[Begin Information supplied]

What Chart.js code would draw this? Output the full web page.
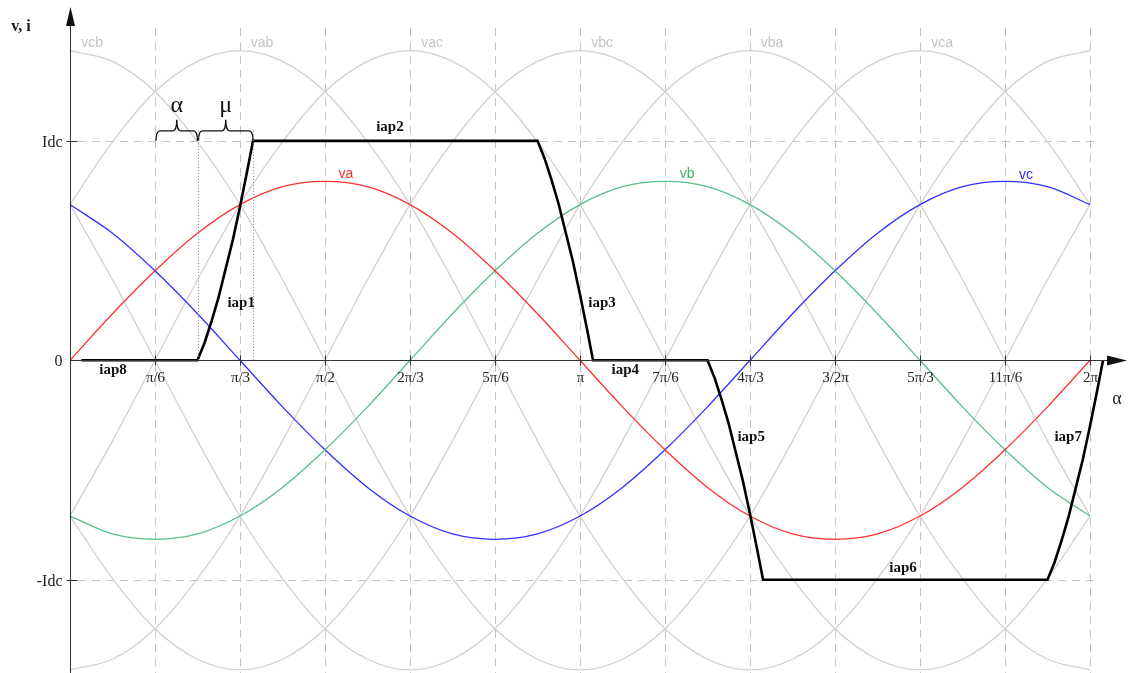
<!DOCTYPE html>
<html>
<head>
<meta charset="utf-8">
<script src="https://cdn.jsdelivr.net/npm/chart.js@4.4.0/dist/chart.umd.min.js"></script>
<style>
  body { margin: 0; background: #fff; }
  canvas { display: block; }
</style>
</head>
<body>
<canvas id="c" width="1128" height="673"></canvas>
<script>
// --- Data (x in degrees, voltages in units of phase peak) ---
const angles = [0, 15, 30, 45, 60, 75, 90, 105, 120, 135, 150, 165, 180, 195, 210, 225, 240, 255, 270, 285, 300, 315, 330, 345, 360];

const va = [0, 0.26, 0.5, 0.71, 0.87, 0.97, 1, 0.97, 0.87, 0.71, 0.5, 0.26, 0, -0.26, -0.5, -0.71, -0.87, -0.97, -1, -0.97, -0.87, -0.71, -0.5, -0.26, 0];
const vb = [-0.87, -0.97, -1, -0.97, -0.87, -0.71, -0.5, -0.26, 0, 0.26, 0.5, 0.71, 0.87, 0.97, 1, 0.97, 0.87, 0.71, 0.5, 0.26, 0, -0.26, -0.5, -0.71, -0.87];
const vc = [0.87, 0.71, 0.5, 0.26, 0, -0.26, -0.5, -0.71, -0.87, -0.97, -1, -0.97, -0.87, -0.71, -0.5, -0.26, 0, 0.26, 0.5, 0.71, 0.87, 0.97, 1, 0.97, 0.87];

const vab = [0.87, 1.22, 1.5, 1.67, 1.73, 1.67, 1.5, 1.22, 0.87, 0.45, 0, -0.45, -0.87, -1.22, -1.5, -1.67, -1.73, -1.67, -1.5, -1.22, -0.87, -0.45, 0, 0.45, 0.87];
const vba = [-0.87, -1.22, -1.5, -1.67, -1.73, -1.67, -1.5, -1.22, -0.87, -0.45, 0, 0.45, 0.87, 1.22, 1.5, 1.67, 1.73, 1.67, 1.5, 1.22, 0.87, 0.45, 0, -0.45, -0.87];
const vac = [-0.87, -0.45, 0, 0.45, 0.87, 1.22, 1.5, 1.67, 1.73, 1.67, 1.5, 1.22, 0.87, 0.45, 0, -0.45, -0.87, -1.22, -1.5, -1.67, -1.73, -1.67, -1.5, -1.22, -0.87];
const vca = [0.87, 0.45, 0, -0.45, -0.87, -1.22, -1.5, -1.67, -1.73, -1.67, -1.5, -1.22, -0.87, -0.45, 0, 0.45, 0.87, 1.22, 1.5, 1.67, 1.73, 1.67, 1.5, 1.22, 0.87];
const vbc = [-1.73, -1.67, -1.5, -1.22, -0.87, -0.45, 0, 0.45, 0.87, 1.22, 1.5, 1.67, 1.73, 1.67, 1.5, 1.22, 0.87, 0.45, 0, -0.45, -0.87, -1.22, -1.5, -1.67, -1.73];
const vcb = [1.73, 1.67, 1.5, 1.22, 0.87, 0.45, 0, -0.45, -0.87, -1.22, -1.5, -1.67, -1.73, -1.67, -1.5, -1.22, -0.87, -0.45, 0, 0.45, 0.87, 1.22, 1.5, 1.67, 1.73];

// current of valve, in units of Idc
const IDC = 1.226;
const iapX = [4, 45, 47.5, 50, 52.5, 55, 57.5, 60, 62.5, 64.6, 165, 167.5, 170, 172.5, 175, 177.5, 180, 182.5, 184.6,
  225, 227.5, 230, 232.5, 235, 237.5, 240, 242.5, 244.6, 345, 347.5, 350, 352.5, 355, 357.5, 360, 362.5, 364.6];
const iapY = [0, 0, 0.08, 0.18, 0.29, 0.42, 0.55, 0.70, 0.86, 1, 1, 0.92, 0.82, 0.71, 0.58, 0.45, 0.30, 0.14, 0,
  0, -0.08, -0.18, -0.29, -0.42, -0.55, -0.70, -0.86, -1, -1, -0.92, -0.82, -0.71, -0.58, -0.45, -0.30, -0.14, 0];

// tick labels
const xTicks = [30, 60, 90, 120, 150, 180, 210, 240, 270, 300, 330, 360];
const xTickLabels = ['π/6', 'π/3', 'π/2', '2π/3', '5π/6', 'π', '7π/6', '4π/3', '3/2π', '5π/3', '11π/6', '2π'];
const yTicks = [IDC, 0, -IDC];
const yTickLabels = ['Idc', '0', '-Idc'];

// firing and end of overlap (degrees)
const alphaStart = 30, alphaEnd = 45, muEnd = 64.6;

// --- Helpers ---
function pts(xs, ys, k = 1) {
  return xs.map((x, i) => ({ x, y: ys[i] * k }));
}
function line(label, data, color, width, tension) {
  return {
    label, data, borderColor: color, borderWidth: width,
    pointRadius: 0, tension: tension, fill: false
  };
}

const GRAY = '#d0d0d0';
const datasets = [
  line('iap', pts(iapX, iapY, IDC), '#000', 2.6, 0),
  line('va', pts(angles, va), '#ff3030', 1.3, 0.33),
  line('vb', pts(angles, vb), '#55c088', 1.3, 0.33),
  line('vc', pts(angles, vc), '#3030ff', 1.3, 0.33),
  line('vab', pts(angles, vab), GRAY, 1.3, 0.33),
  line('vba', pts(angles, vba), GRAY, 1.3, 0.33),
  line('vac', pts(angles, vac), GRAY, 1.3, 0.33),
  line('vca', pts(angles, vca), GRAY, 1.3, 0.33),
  line('vbc', pts(angles, vbc), GRAY, 1.3, 0.33),
  line('vcb', pts(angles, vcb), GRAY, 1.3, 0.33),
];

// text labels: [text, x(deg), y(value), font, color]
const SERIF = '"Liberation Serif", "DejaVu Serif", serif';
const SANS = '"Liberation Sans", Arial, sans-serif';
const curveLabels = [
  ['vcb', 7.8, 1.773, SANS, '#c4c4c4'],
  ['vab', 67.8, 1.773, SANS, '#c4c4c4'],
  ['vac', 127.8, 1.773, SANS, '#c4c4c4'],
  ['vbc', 187.8, 1.773, SANS, '#c4c4c4'],
  ['vba', 247.8, 1.773, SANS, '#c4c4c4'],
  ['vca', 307.8, 1.773, SANS, '#c4c4c4'],
  ['va', 97.4, 1.041, SANS, '#ff3030'],
  ['vb', 217.8, 1.041, SANS, '#40b070'],
  ['vc', 337.4, 1.035, SANS, '#3030ff'],
];
const iapLabels = [
  ['iap1', 60.4, 0.32], ['iap2', 112.9, 1.30], ['iap3', 187.8, 0.32], ['iap4', 196, -0.054],
  ['iap5', 240.4, -0.43], ['iap6', 294, -1.16], ['iap7', 352.3, -0.43], ['iap8', 15.2, -0.054]
];

// --- Drawing of axes, grid and annotations ---
const decor = {
  id: 'decor',
  beforeDatasetsDraw(chart) {
    const { ctx, scales: { x, y }, chartArea } = chart;
    ctx.save();
    ctx.strokeStyle = '#c4c4c4';
    ctx.lineWidth = 1;
    ctx.setLineDash([8, 6]);
    xTicks.forEach(t => {
      const px = Math.round(x.getPixelForValue(t)) + 0.5;
      ctx.beginPath();
      ctx.moveTo(px, 28);
      ctx.lineTo(px, chartArea.bottom);
      ctx.stroke();
    });
    [IDC, -IDC].forEach(v => {
      const py = Math.round(y.getPixelForValue(v)) + 0.5;
      ctx.beginPath();
      ctx.moveTo(x.getPixelForValue(0) + 8, py);
      ctx.lineTo(x.getPixelForValue(363.5), py);
      ctx.stroke();
    });
    ctx.restore();
  },
  afterDatasetsDraw(chart) {
    const { ctx, scales: { x, y }, chartArea } = chart;
    const x0 = Math.round(x.getPixelForValue(0)) + 0.5;
    const y0 = Math.round(y.getPixelForValue(0)) + 0.5;
    ctx.save();

    // axes
    ctx.strokeStyle = '#333';
    ctx.fillStyle = '#111';
    ctx.lineWidth = 1;
    ctx.beginPath();
    ctx.moveTo(x0, chartArea.bottom);
    ctx.lineTo(x0, 22);
    ctx.moveTo(x0, y0);
    ctx.lineTo(1110, y0);
    ctx.stroke();
    ctx.beginPath();
    ctx.moveTo(x0, 7); ctx.lineTo(x0 - 4.5, 26); ctx.lineTo(x0 + 4.5, 26); ctx.closePath();
    ctx.fill();
    ctx.beginPath();
    ctx.moveTo(1127, y0); ctx.lineTo(1107, y0 - 5); ctx.lineTo(1107, y0 + 5); ctx.closePath();
    ctx.fill();

    // ticks + tick labels
    ctx.fillStyle = '#222';
    ctx.font = '15px ' + SERIF;
    ctx.textAlign = 'center';
    ctx.textBaseline = 'middle';
    xTicks.forEach((t, i) => {
      const px = Math.round(x.getPixelForValue(t)) + 0.5;
      ctx.beginPath();
      ctx.moveTo(px, y0 - 5);
      ctx.lineTo(px, y0 + 5);
      ctx.stroke();
      ctx.fillText(xTickLabels[i], px, y0 + 18);
    });
    ctx.textAlign = 'right';
    ctx.font = '16px ' + SERIF;
    yTicks.forEach((v, i) => {
      const py = Math.round(y.getPixelForValue(v)) + 0.5;
      if (v !== 0) {
        ctx.beginPath();
        ctx.moveTo(x0 - 4, py);
        ctx.lineTo(x0 + 7, py);
        ctx.stroke();
      }
      ctx.fillText(yTickLabels[i], x0 - 8, py + 1);
    });

    // axis titles
    ctx.textAlign = 'center';
    ctx.font = 'bold 16px ' + SERIF;
    ctx.fillText('v, i', 21, 27);
    ctx.font = '18px ' + SERIF;
    ctx.fillText('α', 1117, 399);

    // curve labels
    ctx.font = '14px ' + SANS;
    curveLabels.forEach(([t, lx, ly, f, col]) => {
      ctx.fillStyle = col;
      ctx.fillText(t, x.getPixelForValue(lx), y.getPixelForValue(ly));
    });
    ctx.fillStyle = '#111';
    ctx.font = 'bold 15px ' + SERIF;
    iapLabels.forEach(([t, lx, ly]) => {
      ctx.fillText(t, x.getPixelForValue(lx), y.getPixelForValue(ly));
    });

    // alpha / mu braces
    const yBase = y.getPixelForValue(IDC);
    const yMid = yBase - 10, yTip = yBase - 21;
    function brace(x1, x2) {
      const xm = (x1 + x2) / 2;
      ctx.beginPath();
      ctx.moveTo(x1, yBase);
      ctx.quadraticCurveTo(x1, yMid, x1 + 4, yMid);
      ctx.lineTo(xm - 4, yMid);
      ctx.quadraticCurveTo(xm, yMid, xm, yTip);
      ctx.quadraticCurveTo(xm, yMid, xm + 4, yMid);
      ctx.lineTo(x2 - 4, yMid);
      ctx.quadraticCurveTo(x2, yMid, x2, yBase);
      ctx.stroke();
      return xm;
    }
    const xa1 = x.getPixelForValue(alphaStart), xa2 = x.getPixelForValue(alphaEnd), xm2 = x.getPixelForValue(muEnd);
    ctx.strokeStyle = '#111';
    ctx.lineWidth = 1.4;
    const ma = brace(xa1 + 1, xa2);
    const mm = brace(xa2 + 1, xm2);
    ctx.font = '24px ' + SERIF;
    ctx.fillText('α', ma, yTip - 14);
    ctx.fillText('μ', mm, yTip - 14);

    // dotted guide lines
    ctx.strokeStyle = '#888';
    ctx.lineWidth = 1;
    ctx.setLineDash([1, 2]);
    [xa2, xm2].forEach(px => {
      ctx.beginPath();
      ctx.moveTo(Math.round(px) + 0.5, yMid);
      ctx.lineTo(Math.round(px) + 0.5, y0);
      ctx.stroke();
    });
    ctx.restore();
  }
};

new Chart(document.getElementById('c'), {
  type: 'line',
  data: { datasets },
  options: {
    responsive: false,
    devicePixelRatio: 1,
    animation: false,
    layout: { padding: 0 },
    plugins: { legend: { display: false }, tooltip: { enabled: false } },
    scales: {
      x: { type: 'linear', min: -24.706, max: 373.41, display: false },
      y: { type: 'linear', min: -1.747, max: 2.013, display: false }
    }
  },
  plugins: [decor]
});
</script>
</body>
</html>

[End Information supplied]

Given exercise
From the first line of the material down to the line containing "1, 0.97, 0.87];", inclusive, return each line exactly, skipping any picture.

Response
What Chart.js code would draw this? Output the full web page.
<!DOCTYPE html>
<html>
<head>
<meta charset="utf-8">
<script src="https://cdn.jsdelivr.net/npm/chart.js@4.4.0/dist/chart.umd.min.js"></script>
<style>
  body { margin: 0; background: #fff; }
  canvas { display: block; }
</style>
</head>
<body>
<canvas id="c" width="1128" height="673"></canvas>
<script>
// --- Data (x in degrees, voltages in units of phase peak) ---
const angles = [0, 15, 30, 45, 60, 75, 90, 105, 120, 135, 150, 165, 180, 195, 210, 225, 240, 255, 270, 285, 300, 315, 330, 345, 360];

const va = [0, 0.26, 0.5, 0.71, 0.87, 0.97, 1, 0.97, 0.87, 0.71, 0.5, 0.26, 0, -0.26, -0.5, -0.71, -0.87, -0.97, -1, -0.97, -0.87, -0.71, -0.5, -0.26, 0];
const vb = [-0.87, -0.97, -1, -0.97, -0.87, -0.71, -0.5, -0.26, 0, 0.26, 0.5, 0.71, 0.87, 0.97, 1, 0.97, 0.87, 0.71, 0.5, 0.26, 0, -0.26, -0.5, -0.71, -0.87];
const vc = [0.87, 0.71, 0.5, 0.26, 0, -0.26, -0.5, -0.71, -0.87, -0.97, -1, -0.97, -0.87, -0.71, -0.5, -0.26, 0, 0.26, 0.5, 0.71, 0.87, 0.97, 1, 0.97, 0.87];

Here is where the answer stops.